Adjust the file paths below before running this script.

Prerequisites

issues.sh requires several files under pattern.
asm, telo, exclude, pattern will be generated with init.sh.

  • asm : ver.bed; Bed file containing regions as chromosome (scaffold) length.
  • telo : ver.telo.bed; Both ends of each chromosome. Will be excluded from flagging as lower coverage is expected due to natural sequencing coverage dropouts. Could be an empty file.
  • error : ver.error.bed; Regions of known consensus base errors. Merqury asm only track.
  • exclude: ver.exclude.bed; Any additional regions to exclude, e.g. known collapses or gaps.
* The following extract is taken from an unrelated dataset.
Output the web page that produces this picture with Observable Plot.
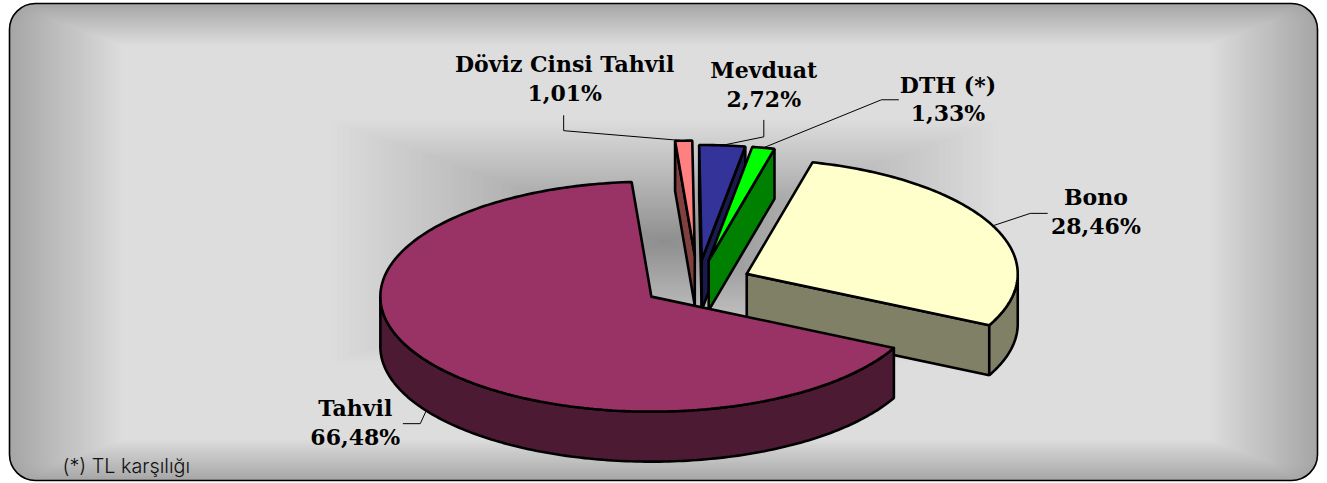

Could be an empty file.
  • pattern: pattern/ver folder; containing microsatellite patterns.

Hybrid mode

Asset runs without excluding any bases at the beginning or end of a read alignment while collecting coverage (-l 0).
Clipping threshold is set to 5, flagging regions when > 5 reads or > 5% of the reads have clippings.

HiFi mode

Asset runs without excluding any bases at the beginning or end of a read alignment while collecting coverage (-l 0).
Clipping threshold is set to 10, flagging regions when > 10 reads or > 10% of the reads have clippings.

ONT mode

Asset runs with default options.
Clipping threshold is set to 15, flagging regions when > 15 reads or > 15% of the reads have clippings.

Output file

Output prefix follows the in.paf file (without the .paf).

  • prefix.issues.bed
  • prefix.clipped.bed

prefix.issues.bed

Regions are reported with one of the following categories:

Label Description R,G,B Color
Low Low coverage 204,0,0 red
Low_Qual Low coverage from lower consensus quality 204,0,0 red
Low_[GA/TC|GC|AT] Low coverage associated with > 80% microsatellites 153,153,255 light purple
Clipped Clipped regions 153,153,153 Grey
High High coverage 153,102,255 purple

Precedence takes place in the following order:

  • Low_Qual: Low coverage, associated with an error k-mer
  • Low_GA/TC|GC|AT: Low coverage, associated with possible sequencing bias. GA|TC > GC > AT.
  • Low
  • High
  • Clipped

prefix.clipped.bed

Clipped regions not reported because of the overlapping low or high coverage are reported in this file.